-- begin --

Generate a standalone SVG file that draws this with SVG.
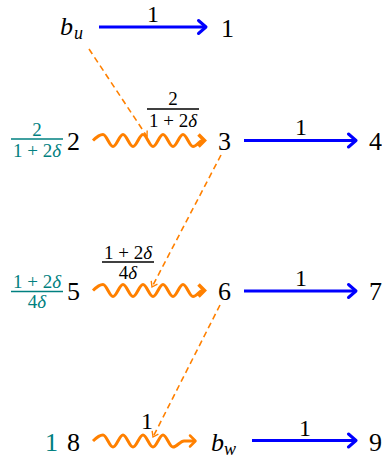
<svg xmlns="http://www.w3.org/2000/svg" width="382" height="459" viewBox="0 0 382 459">
<style>
text { font-family: "Liberation Serif", "Times New Roman", Times, "DejaVu Serif", serif; fill: #000; }
.n { font-size: 26px; }
.lab { font-size: 24px; text-anchor: middle; }
.fr { font-size: 19px; text-anchor: middle; }
.teal { fill: #008080; }
.it { font-style: italic; }
.sub { font-size: 18px; font-style: italic; }
.blue { stroke: #0000ff; stroke-width: 3; fill: none; }
.wave { stroke: #ff8000; stroke-width: 3; fill: none; stroke-linejoin: round; }
.dash { stroke: #ff8000; stroke-width: 1.6; fill: none; stroke-dasharray: 6 4; }
.barT { stroke: #008080; stroke-width: 1.5; }
.barB { stroke: #000; stroke-width: 1.5; }
</style>
<defs>
<marker id="bh" markerUnits="userSpaceOnUse" markerWidth="14" markerHeight="18" viewBox="0 0 14 18" refX="11" refY="9" orient="auto">
<path d="M3.5,2.5 L11,9 L3.5,15.5" fill="none" stroke="#0000ff" stroke-width="3" stroke-linejoin="round" stroke-linecap="round"/>
</marker>
<marker id="dh" markerUnits="userSpaceOnUse" markerWidth="10" markerHeight="10" viewBox="0 0 10 10" refX="8" refY="5" orient="auto">
<path d="M3,1.5 L8,5 L3,8.5" fill="none" stroke="#ff8000" stroke-width="1.4"/>
</marker>
</defs>

<g id="connectors">
<line class="blue" x1="99" y1="27" x2="206" y2="27" marker-end="url(#bh)"/>
<line class="blue" x1="244" y1="140.5" x2="356" y2="140.5" marker-end="url(#bh)"/>
<line class="blue" x1="244" y1="291" x2="356" y2="291" marker-end="url(#bh)"/>
<line class="blue" x1="252" y1="440.5" x2="356" y2="440.5" marker-end="url(#bh)"/>
<path class="wave" d="M93,140.5 C96,137.5 99,134.5 103,134.5 C106.6,134.5 109.4,146.5 113,146.5 S119.4,134.5 123,134.5 S129.4,146.5 133,146.5 S139.4,134.5 143,134.5 S149.4,146.5 153,146.5 S159.4,134.5 163,134.5 S169.4,146.5 173,146.5 S179.4,134.5 183,134.5 S189.4,146.5 193,146.5 C197,146.5 199,140.5 203,140.5"/>
<path d="M198.5,134.5 L204.5,140.5 L198.5,146.5" fill="none" stroke="#ff8000" stroke-width="3.5"/>
<path class="wave" d="M93,290.5 C96,287.5 99,284.5 103,284.5 C106.6,284.5 109.4,296.5 113,296.5 S119.4,284.5 123,284.5 S129.4,296.5 133,296.5 S139.4,284.5 143,284.5 S149.4,296.5 153,296.5 S159.4,284.5 163,284.5 S169.4,296.5 173,296.5 S179.4,284.5 183,284.5 S189.4,296.5 193,296.5 C197,296.5 199,290.5 203,290.5"/>
<path d="M198.5,284.5 L204.5,290.5 L198.5,296.5" fill="none" stroke="#ff8000" stroke-width="3.5"/>
<path class="wave" d="M93,441 C96,438 99,435 103,435 C106.6,435 109.4,447 113,447 S119.4,435 123,435 S129.4,447 133,447 S139.4,435 143,435 S149.4,447 153,447 S159.4,435 163,435 S169.4,447 173,447 C177,447 180,441 184,441 L195,441"/>
<path d="M190,435.5 L195.5,441 L190,446.5" fill="none" stroke="#ff8000" stroke-width="2.5" stroke-linejoin="round" stroke-linecap="round"/>
<line class="dash" x1="89" y1="49" x2="147" y2="136.5" marker-end="url(#dh)"/>
<line class="dash" x1="221" y1="155" x2="152" y2="287" marker-end="url(#dh)"/>
<line class="dash" x1="220" y1="305" x2="153" y2="437" marker-end="url(#dh)"/>
</g>

<g id="edge-labels">
<text class="lab" x="153" y="22">1</text>
<text class="lab" x="301" y="135">1</text>
<text class="lab" x="301" y="286">1</text>
<text class="lab" x="305" y="436">1</text>
<text class="lab" x="147" y="429">1</text>
<g id="frac-2-3">
<text class="fr" x="173" y="105">2</text>
<line class="barB" x1="147" y1="109" x2="199" y2="109"/>
<text class="fr" x="173" y="126.5">1 + 2<tspan class="it">δ</tspan></text>
</g>
<g id="frac-5-6">
<text class="fr" x="128" y="258.5">1 + 2<tspan class="it">δ</tspan></text>
<line class="barB" x1="102" y1="262" x2="154" y2="262"/>
<text class="fr" x="128" y="279">4<tspan class="it">δ</tspan></text>
</g>
</g>

<g id="node-bu"><text class="n it" x="60" y="35">b</text><text class="sub" x="74" y="39">u</text></g>
<g id="node-1"><text class="n" x="221" y="37">1</text></g>
<g id="node-2">
<text class="fr teal" x="37" y="136">2</text>
<line class="barT" x1="11" y1="139" x2="63" y2="139"/>
<text class="fr teal" x="37" y="157">1 + 2<tspan class="it">δ</tspan></text>
<text class="n" x="67" y="150">2</text>
</g>
<g id="node-3"><text class="n" x="218" y="150">3</text></g>
<g id="node-4"><text class="n" x="369" y="150">4</text></g>
<g id="node-5">
<text class="fr teal" x="37" y="288">1 + 2<tspan class="it">δ</tspan></text>
<line class="barT" x1="11" y1="291.5" x2="63" y2="291.5"/>
<text class="fr teal" x="37" y="308">4<tspan class="it">δ</tspan></text>
<text class="n" x="67" y="300">5</text>
</g>
<g id="node-6"><text class="n" x="218" y="300">6</text></g>
<g id="node-7"><text class="n" x="369" y="300">7</text></g>
<g id="node-8">
<text class="n teal" x="45" y="451">1</text>
<text class="n" x="67" y="451">8</text>
</g>
<g id="node-bw"><text class="n it" x="211" y="451">b</text><text class="sub" x="224" y="455">w</text></g>
<g id="node-9"><text class="n" x="369" y="451">9</text></g>
</svg>
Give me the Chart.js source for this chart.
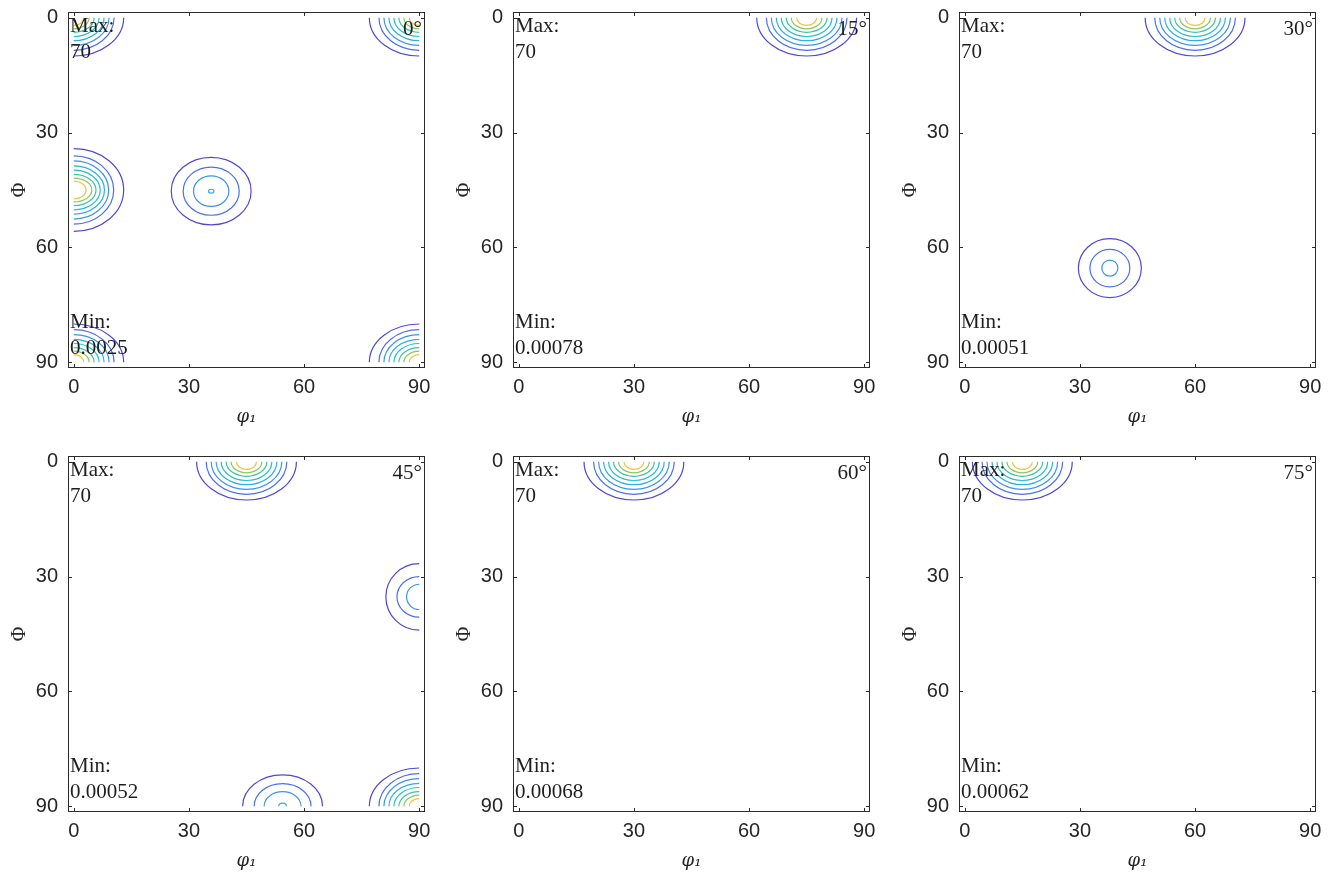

-- end --

» EXERCISE BRIEF
Determine how many lines contain the word "this" and reply with that number alone.

» CORRECT RESPONSE
2